● **REQUEST**: Retype only the lines running from the line that contains "Rebuild this chart" to the line that contains "4.05, 10.95, 15.1]", inclusive, and leave the pictures behind.

──────── TASK INPUT

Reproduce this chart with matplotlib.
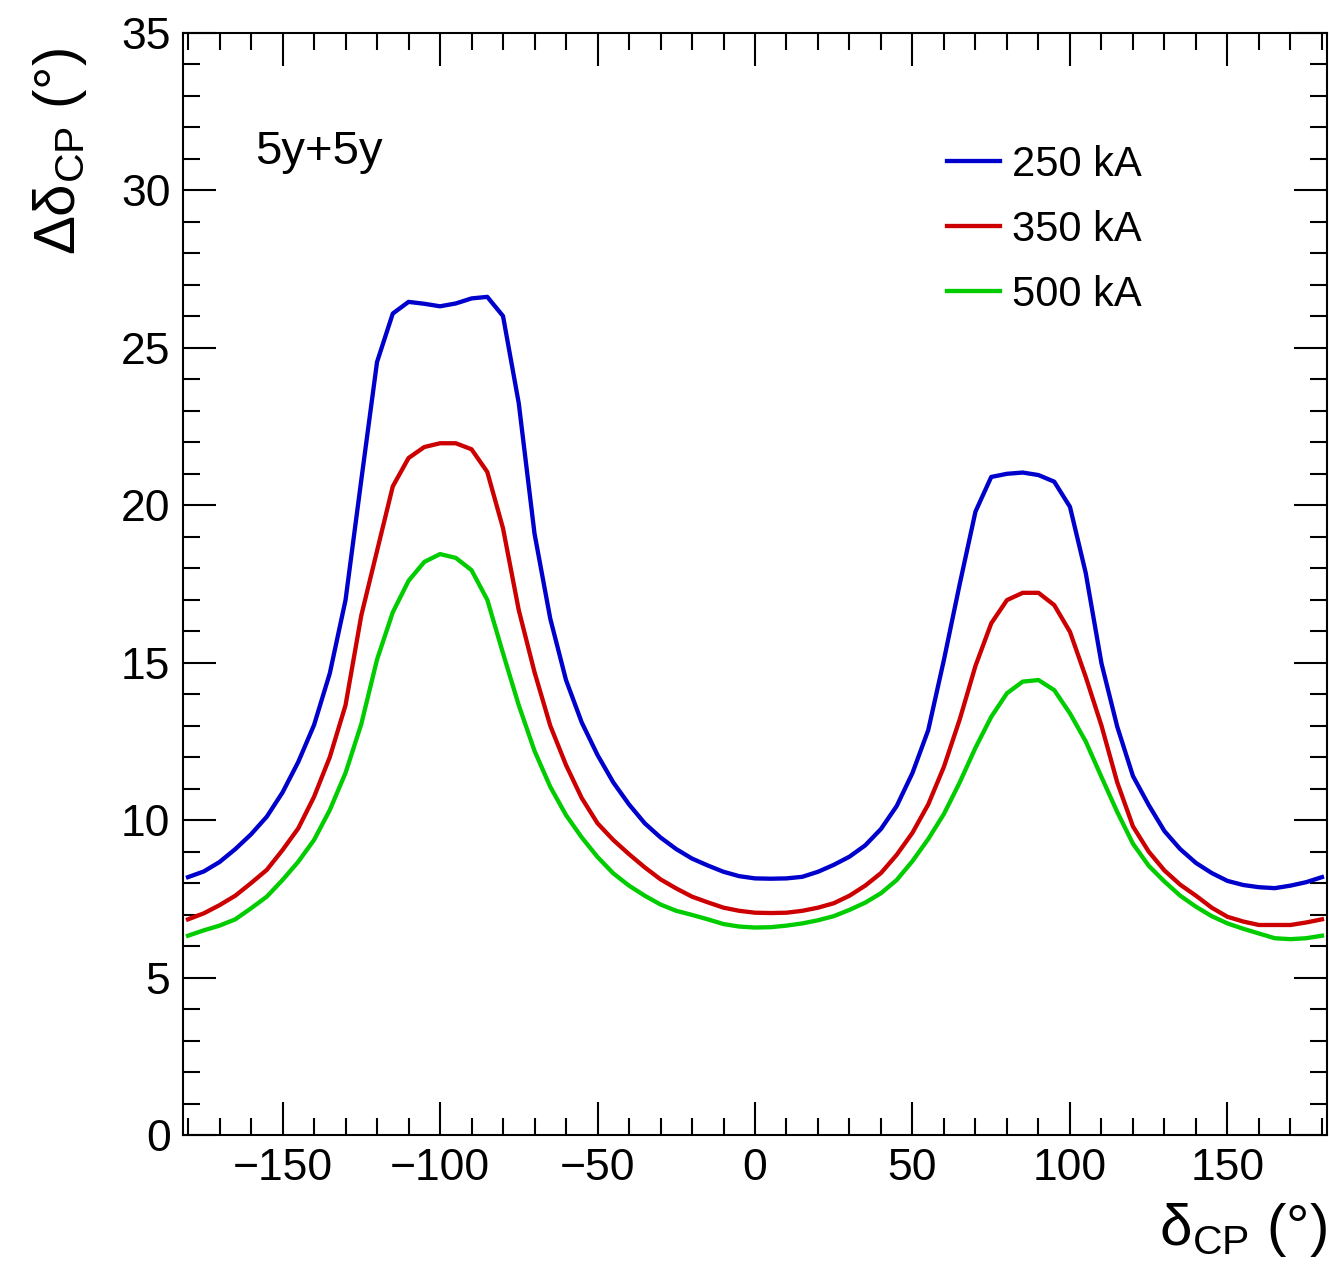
import numpy as np
import matplotlib
matplotlib.use('Agg')
import matplotlib.pyplot as plt
from matplotlib.ticker import MultipleLocator

plt.rcParams['font.family'] = ['Liberation Sans', 'DejaVu Sans']
plt.rcParams['mathtext.fontset'] = 'custom'
plt.rcParams['mathtext.rm'] = 'Liberation Sans'
plt.rcParams['mathtext.it'] = 'Liberation Sans:italic'

# delta_CP scan points (deg)
delta_cp = np.arange(-180, 181, 5)

# Delta delta_CP resolution (deg), 5y+5y
res_250kA = [8.19, 8.37, 8.67, 9.08, 9.55, 10.11, 10.88, 11.85, 13.02, 14.66,
             16.99, 20.8, 24.55, 26.09, 26.46, 26.40, 26.32, 26.41, 26.57, 26.62,
             26.01, 23.24, 19.10, 16.40, 14.45, 13.10, 12.07, 11.20, 10.50, 9.90,
             9.45, 9.08, 8.78, 8.56, 8.36, 8.22, 8.15, 8.14, 8.15, 8.20,
             8.36, 8.58, 8.84, 9.20, 9.72, 10.45, 11.50, 12.86, 15.10, 17.50,
             19.80, 20.90, 21.00, 21.04, 20.96, 20.75, 19.95, 17.85, 14.98, 12.97,
             11.40, 10.48, 9.65, 9.08, 8.64, 8.32, 8.07, 7.94, 7.87, 7.84,
             7.92, 8.03, 8.19]
res_350kA = [6.85, 7.04, 7.30, 7.60, 8.00, 8.42, 9.05, 9.74, 10.74, 12.00,
             13.65, 16.50, 18.55, 20.60, 21.50, 21.85, 21.97, 21.97, 21.78, 21.06,
             19.27, 16.67, 14.70, 13.00, 11.75, 10.70, 9.90, 9.37, 8.92, 8.50,
             8.12, 7.83, 7.57, 7.39, 7.22, 7.12, 7.06, 7.05, 7.06, 7.12,
             7.22, 7.36, 7.60, 7.92, 8.32, 8.90, 9.60, 10.50, 11.70, 13.20,
             14.90, 16.25, 16.99, 17.22, 17.22, 16.83, 15.98, 14.55, 13.00, 11.20,
             9.80, 9.00, 8.40, 7.95, 7.60, 7.22, 6.93, 6.78, 6.67, 6.67,
             6.67, 6.75, 6.85]
res_500kA = [6.33, 6.50, 6.65, 6.85, 7.20, 7.57, 8.10, 8.68, 9.37, 10.32,
             11.50, 13.05, 15.10, 16.60, 17.60, 18.20, 18.45, 18.33, 17.94, 17.00,
             15.30, 13.65, 12.20, 11.06, 10.16, 9.45, 8.83, 8.31, 7.92, 7.60,
             7.32, 7.12, 6.99, 6.85, 6.70, 6.62, 6.59, 6.60, 6.65, 6.72,
             6.82, 6.95, 7.15, 7.38, 7.68, 8.10, 8.70, 9.40, 10.20, 11.20,
             12.30, 13.28, 14.03, 14.40, 14.45, 14.13, 13.39, 12.50, 11.37, 10.26,
             9.25, 8.55, 8.05, 7.60, 7.25, 6.95, 6.72, 6.55, 6.40, 6.25,
             6.22, 6.25, 6.33]

series = [('250 kA', res_250kA, '#0000cc'),
          ('350 kA', res_350kA, '#cc0000'),
          ('500 kA', res_500kA, '#00cc00')]

W, H = 1330, 1267
fig = plt.figure(figsize=(W/100, H/100), dpi=100)
ax = fig.add_axes([183/W, 1-1135/H, (1327-183)/W, (1135-33)/H])

for name, vals, col in series:
    ax.plot(delta_cp, vals, color=col, lw=3.1, label=name)

ax.set_xlim(-181.6, 181.6)
ax.set_ylim(0, 35)
ax.xaxis.set_major_locator(MultipleLocator(50))
ax.xaxis.set_minor_locator(MultipleLocator(10))
ax.yaxis.set_major_locator(MultipleLocator(5))
ax.yaxis.set_minor_locator(MultipleLocator(1))
ax.tick_params(which='both', direction='in', top=True, right=True, width=1.5,
               labelsize=32, pad=9)
ax.tick_params(which='major', length=23.5)
ax.tick_params(which='minor', length=12)
for s in ax.spines.values():
    s.set_linewidth(1.5)

fig.text(1327/W, 1-1230/H, r'$\mathrm{\delta_{CP}}$ (°)', ha='right', va='center', fontsize=42)
fig.text(60/W, 1-48/H, r'$\mathrm{\Delta\delta_{CP}}$ (°)', ha='center', va='top',
         rotation=90, fontsize=42)
fig.text(255/W, 1-152/H, '5y+5y', ha='left', va='center', fontsize=34)

ax.legend(loc='upper left', bbox_to_anchor=(947/W, 1-145/H), bbox_transform=fig.transFigure,
          frameon=False, fontsize=30, handlelength=1.27, handletextpad=0.3,
          labelspacing=0.6, borderpad=0, borderaxespad=0)

fig.savefig('out.png', dpi=100)
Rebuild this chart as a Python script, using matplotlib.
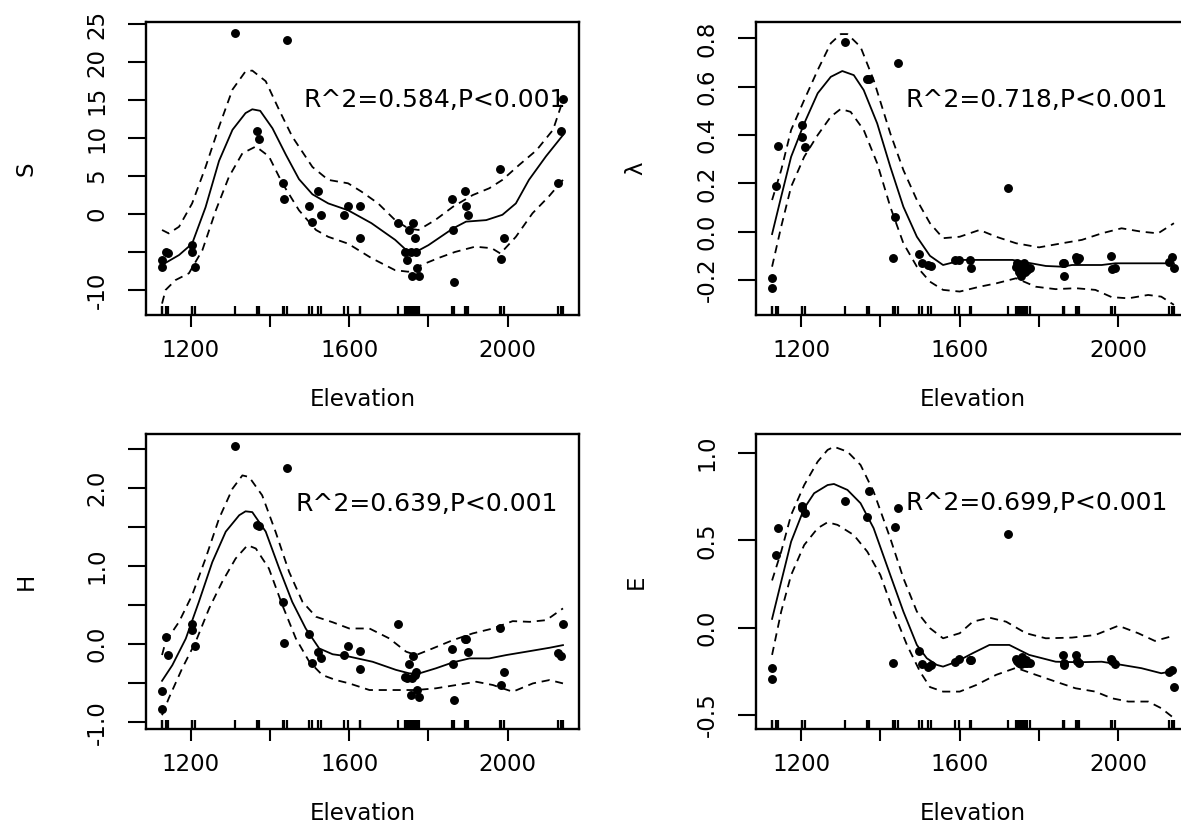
import matplotlib
matplotlib.use("Agg")
import matplotlib.pyplot as plt
import numpy as np

plt.rcParams['font.family'] = ['DejaVu Sans']

# ---------------- data ----------------
elevation = [1127, 1127, 1137, 1143,
             1203, 1203, 1210,
             1312,
             1366, 1372,
             1432, 1436, 1444,
             1498, 1505, 1520, 1528,
             1588, 1598, 1626, 1628,
             1722, 1742, 1745, 1750, 1755, 1758, 1762, 1765, 1768, 1770, 1777,
             1860, 1862, 1864, 1893, 1896, 1900,
             1982, 1984, 1992,
             2128, 2134, 2140]

S_resid = [-6.07, -7.0, -5.05, -5.1,
           -4.05, -5.05, -7.0,
           23.9,
           10.95, 9.9,
           4.05, 2.0, 22.95,
           1.05, -1.05, 3.0, -0.1,
           -0.1, 1.05, 1.05, -3.1,
           -1.15, -5.05, -6.07, -2.1, -5.05, -8.1, -1.15, -3.1, -5.05, -7.08, -8.1,
           2.0, -2.1, -9.0, 3.0, 1.05, -0.1,
           5.98, -5.98, -3.1,
           4.05, 10.95, 15.1]

lam_resid = [-0.19, -0.234, 0.19, 0.355,
             0.39, 0.44, 0.352,
             0.786,
             0.632, 0.632,
             -0.11, 0.062, 0.70,
             -0.092, -0.13, -0.14, -0.142,
             -0.116, -0.116, -0.116, -0.149,
             0.18, -0.145, -0.13, -0.166, -0.182, -0.145, -0.131, -0.166, -0.145, -0.16, -0.15,
             -0.128, -0.182, -0.13, -0.103, -0.117, -0.11,
             -0.099, -0.156, -0.151,
             -0.126, -0.106, -0.151]

H_resid = [-0.597, -0.83, 0.09, -0.14,
           0.256, 0.183, -0.026,
           2.536,
           1.53, 1.51,
           0.54, 0.009, 2.255,
           0.124, -0.24, -0.106, -0.175,
           -0.14, -0.026, -0.085, -0.315,
           0.256, -0.42, -0.44, -0.256, -0.652, -0.43, -0.157, -0.40, -0.354, -0.588, -0.674,
           -0.064, -0.256, -0.716, 0.06, 0.06, -0.106,
           0.205, -0.524, -0.354,
           -0.12, -0.153, 0.256]

E_resid = [-0.232, -0.294, 0.416, 0.572,
           0.698, 0.683, 0.654,
           0.725,
           0.632, 0.784,
           -0.2, 0.578, 0.683,
           -0.131, -0.21, -0.225, -0.213,
           -0.198, -0.179, -0.187, -0.187,
           0.536, -0.18, -0.19, -0.2, -0.21, -0.17, -0.19, -0.2, -0.185, -0.205, -0.2,
           -0.156, -0.213, -0.2, -0.156, -0.19, -0.2,
           -0.179, -0.19, -0.21,
           -0.255, -0.242, -0.337]

# smooth fits and +-2SE bands
S_fit_x = [1127, 1170, 1203, 1237, 1271, 1305, 1338, 1355, 1375, 1406, 1440, 1473, 1507, 1547,
           1597, 1656, 1716, 1741, 1768, 1800, 1862, 1895, 1946, 1987, 2021, 2054, 2097, 2140]
S_fit = [-6.7, -5.4, -3.9, 0.9, 7.0, 11.1, 13.3, 13.8, 13.6, 11.3, 7.8, 4.6, 2.6, 1.4,
         0.5, -1.2, -3.4, -4.6, -5.0, -4.1, -1.9, -1.0, -0.8, -0.1, 1.4, 4.5, 7.6, 10.4]
S_up_x = [1127, 1144, 1170, 1203, 1237, 1271, 1305, 1338, 1355, 1389, 1423, 1456, 1507, 1547,
          1597, 1631, 1673, 1716, 1749, 1775, 1817, 1862, 1912, 1954, 1987, 2030, 2073, 2115, 2140]
S_up = [-2.1, -2.55, -1.67, 1.4, 6.2, 11.5, 16.4, 18.8, 18.9, 17.5, 13.7, 10.2, 6.2, 4.5,
        4.05, 2.95, 1.4, -0.8, -1.9, -2.1, -0.8, 0.96, 2.5, 3.4, 4.5, 6.5, 8.4, 11.1, 15.0]
S_lo_x = [1127, 1136, 1161, 1195, 1229, 1263, 1296, 1330, 1364, 1397, 1431, 1473, 1516, 1547,
          1597, 1656, 1716, 1749, 1783, 1825, 1867, 1918, 1960, 1982, 2021, 2063, 2104, 2140]
S_lo = [-11.8, -10.0, -8.7, -7.8, -4.75, 0.5, 4.9, 8.0, 8.9, 7.6, 4.05, 0.5, -2.1, -3.0,
        -3.9, -5.8, -7.4, -7.6, -6.7, -5.8, -5.0, -4.3, -4.5, -5.2, -3.0, 0.1, 2.3, 4.5]

lam_fit_x = [1127, 1150, 1175, 1208, 1242, 1275, 1304, 1333, 1358, 1392, 1425, 1458, 1492,
             1525, 1558, 1608, 1733, 1817, 1858, 1883, 1958, 1992, 2140]
lam_fit = [-0.01, 0.145, 0.31, 0.448, 0.573, 0.641, 0.665, 0.648, 0.586, 0.448, 0.269, 0.103,
           -0.021, -0.10, -0.138, -0.117, -0.117, -0.142, -0.145, -0.138, -0.138, -0.131, -0.131]
lam_up_x = [1127, 1150, 1175, 1208, 1242, 1275, 1300, 1317, 1350, 1383, 1425, 1458, 1492, 1525,
            1558, 1600, 1650, 1692, 1742, 1800, 1858, 1908, 1958, 2008, 2058, 2100, 2140]
lam_up = [0.131, 0.255, 0.421, 0.545, 0.669, 0.78, 0.818, 0.818, 0.765, 0.628, 0.407, 0.255,
          0.131, 0.035, -0.027, -0.021, 0.007, -0.021, -0.048, -0.065, -0.048, -0.034, -0.007,
          0.014, 0.0, -0.007, 0.035]
lam_lo_x = [1127, 1150, 1175, 1208, 1242, 1275, 1300, 1325, 1358, 1392, 1425, 1458, 1492, 1525,
            1558, 1600, 1650, 1692, 1742, 1792, 1842, 1892, 1942, 1983, 2025, 2075, 2108, 2140]
lam_lo = [-0.145, 0.021, 0.186, 0.31, 0.40, 0.476, 0.508, 0.496, 0.421, 0.283, 0.103, -0.048,
          -0.145, -0.207, -0.241, -0.248, -0.228, -0.214, -0.193, -0.228, -0.238, -0.234, -0.241,
          -0.271, -0.276, -0.262, -0.269, -0.303]

H_fit_x = [1127, 1153, 1187, 1220, 1254, 1288, 1322, 1338, 1355, 1389, 1423, 1456, 1490, 1524,
           1558, 1600, 1659, 1718, 1752, 1777, 1819, 1862, 1904, 1954, 1997, 2056, 2106, 2140]
H_fit = [-0.47, -0.27, 0.07, 0.54, 1.05, 1.44, 1.65, 1.70, 1.69, 1.44, 0.97, 0.54, 0.2, -0.055,
         -0.13, -0.16, -0.226, -0.33, -0.375, -0.375, -0.31, -0.234, -0.183, -0.183, -0.14,
         -0.09, -0.047, -0.013]
H_up_x = [1127, 1136, 1170, 1203, 1237, 1271, 1305, 1330, 1347, 1380, 1414, 1448, 1482, 1516,
          1558, 1600, 1651, 1701, 1744, 1769, 1811, 1862, 1912, 1963, 2013, 2056, 2098, 2140]
H_up = [-0.14, 0.03, 0.285, 0.627, 1.096, 1.607, 1.99, 2.16, 2.14, 1.905, 1.436, 0.925, 0.54,
        0.35, 0.28, 0.2, 0.2, 0.073, -0.098, -0.14, -0.055, 0.051, 0.137, 0.2, 0.294, 0.285,
        0.307, 0.457]
H_lo_x = [1127, 1144, 1178, 1212, 1246, 1279, 1313, 1343, 1364, 1397, 1431, 1465, 1499, 1532,
          1566, 1600, 1651, 1718, 1769, 1819, 1870, 1921, 1963, 2013, 2064, 2106, 2140]
H_lo = [-0.91, -0.694, -0.31, 0.03, 0.457, 0.797, 1.096, 1.266, 1.224, 0.968, 0.499, 0.073,
        -0.226, -0.396, -0.46, -0.503, -0.588, -0.588, -0.588, -0.566, -0.524, -0.482, -0.524,
        -0.61, -0.503, -0.46, -0.503]

E_fit_x = [1127, 1150, 1175, 1208, 1233, 1267, 1283, 1317, 1350, 1383, 1425, 1458, 1492, 1517,
           1542, 1558, 1592, 1633, 1675, 1725, 1775, 1842, 1900, 1958, 2008, 2058, 2108, 2140]
E_fit = [0.05, 0.263, 0.492, 0.683, 0.769, 0.816, 0.822, 0.788, 0.712, 0.569, 0.301, 0.092,
         -0.099, -0.175, -0.213, -0.223, -0.195, -0.146, -0.099, -0.099, -0.156, -0.195, -0.198,
         -0.195, -0.213, -0.232, -0.261, -0.248]
E_up_x = [1127, 1150, 1175, 1208, 1242, 1267, 1283, 1317, 1350, 1383, 1425, 1458, 1492, 1525,
          1558, 1600, 1633, 1675, 1717, 1767, 1817, 1883, 1942, 2000, 2050, 2092, 2140]
E_up = [0.27, 0.435, 0.645, 0.816, 0.95, 1.017, 1.035, 1.007, 0.931, 0.778, 0.511, 0.283, 0.092,
        -0.003, -0.061, -0.032, 0.034, 0.057, 0.034, -0.032, -0.061, -0.057, -0.042, 0.011,
        -0.032, -0.076, -0.046]
E_lo_x = [1127, 1150, 1175, 1208, 1242, 1267, 1292, 1333, 1367, 1400, 1433, 1467, 1500, 1525,
          1558, 1600, 1642, 1692, 1742, 1792, 1842, 1892, 1942, 1983, 2025, 2075, 2108, 2140]
E_lo = [-0.156, 0.092, 0.301, 0.473, 0.569, 0.603, 0.588, 0.53, 0.435, 0.301, 0.092, -0.099,
        -0.252, -0.34, -0.366, -0.366, -0.328, -0.27, -0.23, -0.27, -0.309, -0.347, -0.366,
        -0.404, -0.423, -0.423, -0.461, -0.518]

y_labels = ["S", "\u03bb", "H", "E"]
r2_values = ["0.584", "0.718", "0.639", "0.699"]
ann_x = [1816, 1795, 1796, 1795]
ann_y = [15.0, 0.545, 1.80, 0.713]

x_ticks = [1200, 1400, 1600, 1800, 2000]
x_ticklabels = ["1200", "", "1600", "", "2000"]
y_ticks = [[-10, -5, 0, 5, 10, 15, 20, 25],
           [-0.2, 0.0, 0.2, 0.4, 0.6, 0.8],
           [-1.0, -0.5, 0.0, 0.5, 1.0, 1.5, 2.0, 2.5],
           [-0.5, 0.0, 0.5, 1.0]]
y_ticklabels = [["-10", "", "0", "5", "10", "15", "20", "25"],
                ["-0.2", "0.0", "0.2", "0.4", "0.6", "0.8"],
                ["-1.0", "", "0.0", "", "1.0", "", "2.0", ""],
                ["-0.5", "0.0", "0.5", "1.0"]]
y_limits = [(-13.3, 25.3), (-0.345, 0.868), (-1.087, 2.69), (-0.58, 1.108)]

resids = [S_resid, lam_resid, H_resid, E_resid]
fits = [(S_fit_x, S_fit), (lam_fit_x, lam_fit), (H_fit_x, H_fit), (E_fit_x, E_fit)]
ups = [(S_up_x, S_up), (lam_up_x, lam_up), (H_up_x, H_up), (E_up_x, E_up)]
los = [(S_lo_x, S_lo), (lam_lo_x, lam_lo), (H_lo_x, H_lo), (E_lo_x, E_lo)]

# ---------------- layout ----------------
W, H = 1181, 823
fig = plt.figure(figsize=(W / 100, H / 100), dpi=100)
fig.patch.set_facecolor("white")

boxes = [(146, 22, 433, 293), (756, 22, 434, 293),
         (146, 434, 433, 295), (756, 434, 434, 295)]

erange = max(elevation) - min(elevation)
xlim = (min(elevation) - 0.04 * erange, max(elevation) + 0.04 * erange)

for i, (l, t, w, h) in enumerate(boxes):
    ax = fig.add_axes([l / W, (H - t - h) / H, w / W, h / H])
    ax.set_xlim(*xlim)
    ax.set_ylim(*y_limits[i])

    ax.plot(fits[i][0], fits[i][1], color="black", lw=1.3)
    for cx, cy in (ups[i], los[i]):
        ax.plot(cx, cy, color="black", lw=1.3, dashes=(4.5, 3.2))
    ax.plot(elevation, resids[i], "o", color="black", ms=5.4, mec="black")
    ax.vlines(elevation, 0, 0.03, transform=ax.get_xaxis_transform(),
              color="black", lw=1.6)

    ax.text(ann_x[i], ann_y[i], "R^2=%s,P<0.001" % r2_values[i], ha="center",
            va="center", fontsize=18, color="black")

    for sp in ax.spines.values():
        sp.set_linewidth(1.7)
        sp.set_color("black")

    ax.set_xticks(x_ticks)
    ax.set_xticklabels(x_ticklabels)
    ax.set_yticks(y_ticks[i])
    ax.set_yticklabels(y_ticklabels[i], rotation=90, va="center")
    ax.tick_params(axis="x", direction="out", length=8.5, width=1.5, pad=9,
                   labelsize=16.5, colors="black")
    ax.tick_params(axis="y", direction="out", length=13, width=1.5, pad=14,
                   labelsize=16.5, colors="black")

    ax.set_xlabel("Elevation", fontsize=16.5)
    ax.xaxis.set_label_coords(0.5, -84 / h)
    ax.xaxis.label.set_va("center")
    ax.set_ylabel(y_labels[i], fontsize=16.5)
    ax.yaxis.set_label_coords(-120 / w, 0.5)
    ax.yaxis.label.set_va("center")

fig.savefig("out.png", dpi=100, facecolor="white")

────────────────

● **RESULT OF THIS EXERCISE**:
Rebuild this chart as a Python script, using matplotlib.
import matplotlib
matplotlib.use("Agg")
import matplotlib.pyplot as plt
import numpy as np

plt.rcParams['font.family'] = ['DejaVu Sans']

# ---------------- data ----------------
elevation = [1127, 1127, 1137, 1143,
             1203, 1203, 1210,
             1312,
             1366, 1372,
             1432, 1436, 1444,
             1498, 1505, 1520, 1528,
             1588, 1598, 1626, 1628,
             1722, 1742, 1745, 1750, 1755, 1758, 1762, 1765, 1768, 1770, 1777,
             1860, 1862, 1864, 1893, 1896, 1900,
             1982, 1984, 1992,
             2128, 2134, 2140]

S_resid = [-6.07, -7.0, -5.05, -5.1,
           -4.05, -5.05, -7.0,
           23.9,
           10.95, 9.9,
           4.05, 2.0, 22.95,
           1.05, -1.05, 3.0, -0.1,
           -0.1, 1.05, 1.05, -3.1,
           -1.15, -5.05, -6.07, -2.1, -5.05, -8.1, -1.15, -3.1, -5.05, -7.08, -8.1,
           2.0, -2.1, -9.0, 3.0, 1.05, -0.1,
           5.98, -5.98, -3.1,
           4.05, 10.95, 15.1]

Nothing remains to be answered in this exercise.